** Provided material **
----
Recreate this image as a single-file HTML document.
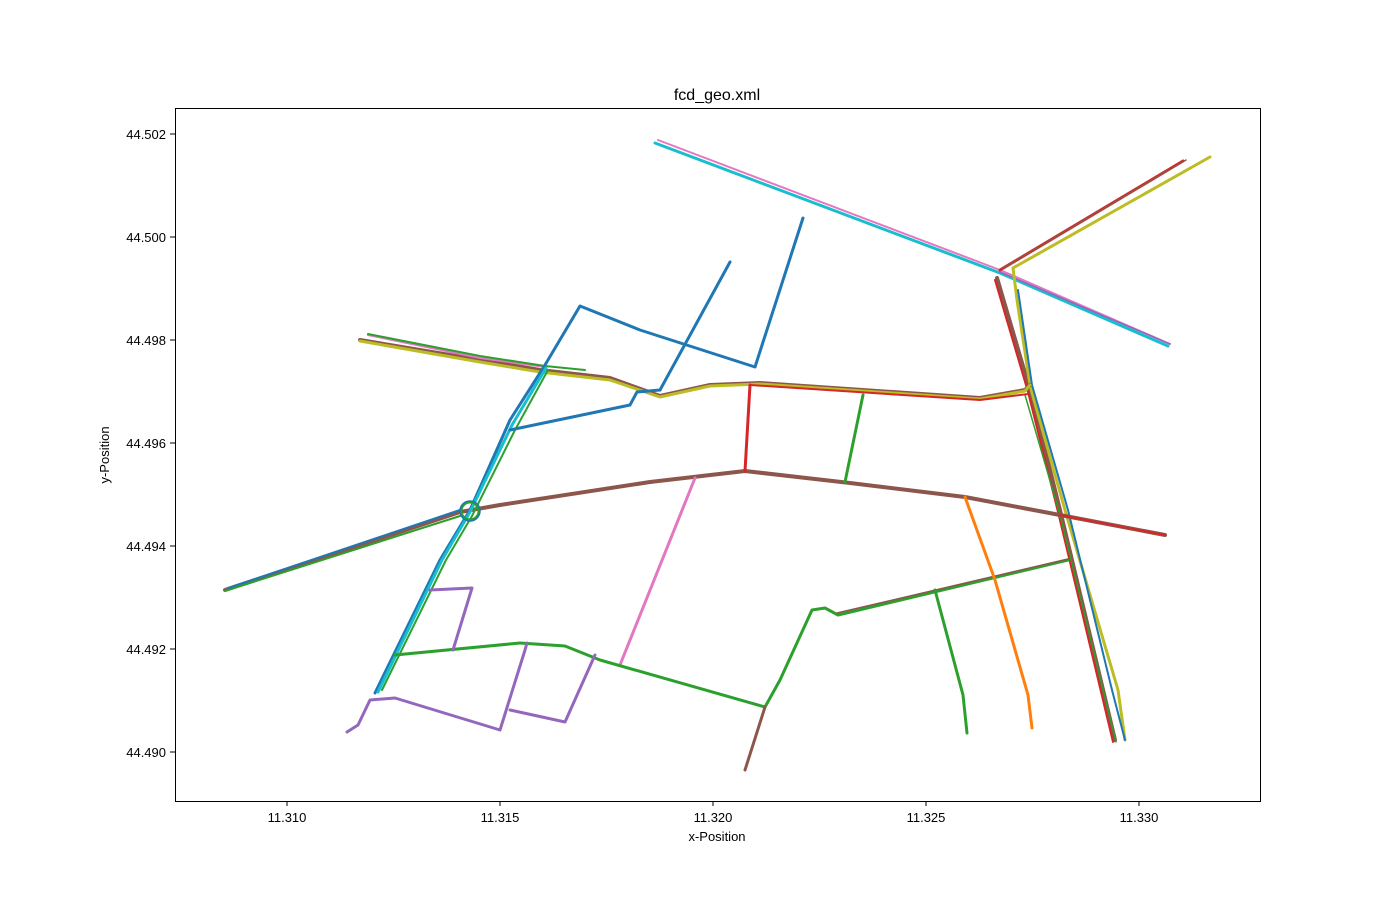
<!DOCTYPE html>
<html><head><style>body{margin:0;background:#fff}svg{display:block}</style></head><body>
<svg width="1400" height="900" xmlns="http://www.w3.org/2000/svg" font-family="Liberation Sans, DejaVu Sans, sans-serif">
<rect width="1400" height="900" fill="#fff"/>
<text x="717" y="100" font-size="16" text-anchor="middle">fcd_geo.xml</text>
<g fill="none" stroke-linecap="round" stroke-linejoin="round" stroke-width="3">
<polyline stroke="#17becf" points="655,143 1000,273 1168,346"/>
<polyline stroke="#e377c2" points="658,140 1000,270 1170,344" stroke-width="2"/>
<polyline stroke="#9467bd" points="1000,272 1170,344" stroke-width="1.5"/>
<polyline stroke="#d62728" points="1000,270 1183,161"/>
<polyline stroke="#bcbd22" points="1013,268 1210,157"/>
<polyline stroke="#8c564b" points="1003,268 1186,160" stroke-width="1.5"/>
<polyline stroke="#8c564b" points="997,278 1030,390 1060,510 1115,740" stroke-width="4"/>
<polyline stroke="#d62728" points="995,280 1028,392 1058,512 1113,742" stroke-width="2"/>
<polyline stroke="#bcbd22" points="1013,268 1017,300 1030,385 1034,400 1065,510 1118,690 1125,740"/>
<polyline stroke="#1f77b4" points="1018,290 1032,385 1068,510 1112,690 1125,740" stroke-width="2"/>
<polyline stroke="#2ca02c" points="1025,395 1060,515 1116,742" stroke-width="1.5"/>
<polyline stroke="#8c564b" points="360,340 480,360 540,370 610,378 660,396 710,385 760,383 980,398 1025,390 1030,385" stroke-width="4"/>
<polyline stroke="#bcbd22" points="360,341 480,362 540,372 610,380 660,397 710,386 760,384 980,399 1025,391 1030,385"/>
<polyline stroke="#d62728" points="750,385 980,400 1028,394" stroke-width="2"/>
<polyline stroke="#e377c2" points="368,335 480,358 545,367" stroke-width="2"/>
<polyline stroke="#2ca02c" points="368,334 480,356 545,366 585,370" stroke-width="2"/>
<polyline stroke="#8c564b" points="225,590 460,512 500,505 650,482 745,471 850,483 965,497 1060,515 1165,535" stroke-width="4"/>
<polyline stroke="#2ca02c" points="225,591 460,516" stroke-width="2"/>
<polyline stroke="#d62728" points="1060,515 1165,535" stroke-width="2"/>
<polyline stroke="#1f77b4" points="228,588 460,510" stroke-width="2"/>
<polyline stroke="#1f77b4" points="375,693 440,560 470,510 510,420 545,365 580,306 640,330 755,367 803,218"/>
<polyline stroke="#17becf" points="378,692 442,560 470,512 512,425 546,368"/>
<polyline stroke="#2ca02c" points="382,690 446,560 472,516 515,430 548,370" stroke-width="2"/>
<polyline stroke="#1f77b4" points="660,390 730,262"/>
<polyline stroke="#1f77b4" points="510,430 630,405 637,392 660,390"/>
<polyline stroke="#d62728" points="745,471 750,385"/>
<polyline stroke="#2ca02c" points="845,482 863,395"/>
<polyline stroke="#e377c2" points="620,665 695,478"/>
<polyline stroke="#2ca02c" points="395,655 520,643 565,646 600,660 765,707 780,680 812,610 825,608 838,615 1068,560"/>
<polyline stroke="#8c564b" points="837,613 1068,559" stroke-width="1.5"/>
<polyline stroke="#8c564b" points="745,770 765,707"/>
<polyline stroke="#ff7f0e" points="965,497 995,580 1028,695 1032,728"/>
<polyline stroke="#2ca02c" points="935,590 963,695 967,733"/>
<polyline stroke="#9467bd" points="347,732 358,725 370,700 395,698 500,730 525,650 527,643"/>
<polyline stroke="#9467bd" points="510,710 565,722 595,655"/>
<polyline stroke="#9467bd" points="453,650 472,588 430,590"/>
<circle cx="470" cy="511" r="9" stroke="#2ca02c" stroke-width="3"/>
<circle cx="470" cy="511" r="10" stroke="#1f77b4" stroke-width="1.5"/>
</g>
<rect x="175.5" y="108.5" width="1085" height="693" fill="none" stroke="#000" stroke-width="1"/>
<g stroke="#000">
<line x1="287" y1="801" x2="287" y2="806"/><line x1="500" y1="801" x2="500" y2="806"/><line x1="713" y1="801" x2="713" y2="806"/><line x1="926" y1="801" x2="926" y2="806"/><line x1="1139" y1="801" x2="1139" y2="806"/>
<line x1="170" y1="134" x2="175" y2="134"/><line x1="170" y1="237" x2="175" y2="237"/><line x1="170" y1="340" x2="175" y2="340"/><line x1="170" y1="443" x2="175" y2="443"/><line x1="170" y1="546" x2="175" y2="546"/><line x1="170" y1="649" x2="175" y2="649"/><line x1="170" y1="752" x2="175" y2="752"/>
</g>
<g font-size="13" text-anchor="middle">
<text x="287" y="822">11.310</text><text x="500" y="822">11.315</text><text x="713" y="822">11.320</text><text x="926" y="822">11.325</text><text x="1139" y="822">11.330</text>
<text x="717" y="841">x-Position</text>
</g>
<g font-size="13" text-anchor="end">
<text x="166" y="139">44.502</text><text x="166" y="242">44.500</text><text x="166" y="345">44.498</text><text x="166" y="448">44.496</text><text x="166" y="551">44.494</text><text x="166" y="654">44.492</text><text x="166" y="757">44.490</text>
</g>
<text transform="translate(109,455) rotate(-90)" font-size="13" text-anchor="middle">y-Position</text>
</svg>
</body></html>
----
** What to produce **
Reproduce the material word for word, minus the images.

** The answer **
Recreate this image as a single-file HTML document.
<!DOCTYPE html>
<html><head><style>body{margin:0;background:#fff}svg{display:block}</style></head><body>
<svg width="1400" height="900" xmlns="http://www.w3.org/2000/svg" font-family="Liberation Sans, DejaVu Sans, sans-serif">
<rect width="1400" height="900" fill="#fff"/>
<text x="717" y="100" font-size="16" text-anchor="middle">fcd_geo.xml</text>
<g fill="none" stroke-linecap="round" stroke-linejoin="round" stroke-width="3">
<polyline stroke="#17becf" points="655,143 1000,273 1168,346"/>
<polyline stroke="#e377c2" points="658,140 1000,270 1170,344" stroke-width="2"/>
<polyline stroke="#9467bd" points="1000,272 1170,344" stroke-width="1.5"/>
<polyline stroke="#d62728" points="1000,270 1183,161"/>
<polyline stroke="#bcbd22" points="1013,268 1210,157"/>
<polyline stroke="#8c564b" points="1003,268 1186,160" stroke-width="1.5"/>
<polyline stroke="#8c564b" points="997,278 1030,390 1060,510 1115,740" stroke-width="4"/>
<polyline stroke="#d62728" points="995,280 1028,392 1058,512 1113,742" stroke-width="2"/>
<polyline stroke="#bcbd22" points="1013,268 1017,300 1030,385 1034,400 1065,510 1118,690 1125,740"/>
<polyline stroke="#1f77b4" points="1018,290 1032,385 1068,510 1112,690 1125,740" stroke-width="2"/>
<polyline stroke="#2ca02c" points="1025,395 1060,515 1116,742" stroke-width="1.5"/>
<polyline stroke="#8c564b" points="360,340 480,360 540,370 610,378 660,396 710,385 760,383 980,398 1025,390 1030,385" stroke-width="4"/>
<polyline stroke="#bcbd22" points="360,341 480,362 540,372 610,380 660,397 710,386 760,384 980,399 1025,391 1030,385"/>
<polyline stroke="#d62728" points="750,385 980,400 1028,394" stroke-width="2"/>
<polyline stroke="#e377c2" points="368,335 480,358 545,367" stroke-width="2"/>
<polyline stroke="#2ca02c" points="368,334 480,356 545,366 585,370" stroke-width="2"/>
<polyline stroke="#8c564b" points="225,590 460,512 500,505 650,482 745,471 850,483 965,497 1060,515 1165,535" stroke-width="4"/>
<polyline stroke="#2ca02c" points="225,591 460,516" stroke-width="2"/>
<polyline stroke="#d62728" points="1060,515 1165,535" stroke-width="2"/>
<polyline stroke="#1f77b4" points="228,588 460,510" stroke-width="2"/>
<polyline stroke="#1f77b4" points="375,693 440,560 470,510 510,420 545,365 580,306 640,330 755,367 803,218"/>
<polyline stroke="#17becf" points="378,692 442,560 470,512 512,425 546,368"/>
<polyline stroke="#2ca02c" points="382,690 446,560 472,516 515,430 548,370" stroke-width="2"/>
<polyline stroke="#1f77b4" points="660,390 730,262"/>
<polyline stroke="#1f77b4" points="510,430 630,405 637,392 660,390"/>
<polyline stroke="#d62728" points="745,471 750,385"/>
<polyline stroke="#2ca02c" points="845,482 863,395"/>
<polyline stroke="#e377c2" points="620,665 695,478"/>
<polyline stroke="#2ca02c" points="395,655 520,643 565,646 600,660 765,707 780,680 812,610 825,608 838,615 1068,560"/>
<polyline stroke="#8c564b" points="837,613 1068,559" stroke-width="1.5"/>
<polyline stroke="#8c564b" points="745,770 765,707"/>
<polyline stroke="#ff7f0e" points="965,497 995,580 1028,695 1032,728"/>
<polyline stroke="#2ca02c" points="935,590 963,695 967,733"/>
<polyline stroke="#9467bd" points="347,732 358,725 370,700 395,698 500,730 525,650 527,643"/>
<polyline stroke="#9467bd" points="510,710 565,722 595,655"/>
<polyline stroke="#9467bd" points="453,650 472,588 430,590"/>
<circle cx="470" cy="511" r="9" stroke="#2ca02c" stroke-width="3"/>
<circle cx="470" cy="511" r="10" stroke="#1f77b4" stroke-width="1.5"/>
</g>
<rect x="175.5" y="108.5" width="1085" height="693" fill="none" stroke="#000" stroke-width="1"/>
<g stroke="#000">
<line x1="287" y1="801" x2="287" y2="806"/><line x1="500" y1="801" x2="500" y2="806"/><line x1="713" y1="801" x2="713" y2="806"/><line x1="926" y1="801" x2="926" y2="806"/><line x1="1139" y1="801" x2="1139" y2="806"/>
<line x1="170" y1="134" x2="175" y2="134"/><line x1="170" y1="237" x2="175" y2="237"/><line x1="170" y1="340" x2="175" y2="340"/><line x1="170" y1="443" x2="175" y2="443"/><line x1="170" y1="546" x2="175" y2="546"/><line x1="170" y1="649" x2="175" y2="649"/><line x1="170" y1="752" x2="175" y2="752"/>
</g>
<g font-size="13" text-anchor="middle">
<text x="287" y="822">11.310</text><text x="500" y="822">11.315</text><text x="713" y="822">11.320</text><text x="926" y="822">11.325</text><text x="1139" y="822">11.330</text>
<text x="717" y="841">x-Position</text>
</g>
<g font-size="13" text-anchor="end">
<text x="166" y="139">44.502</text><text x="166" y="242">44.500</text><text x="166" y="345">44.498</text><text x="166" y="448">44.496</text><text x="166" y="551">44.494</text><text x="166" y="654">44.492</text><text x="166" y="757">44.490</text>
</g>
<text transform="translate(109,455) rotate(-90)" font-size="13" text-anchor="middle">y-Position</text>
</svg>
</body></html>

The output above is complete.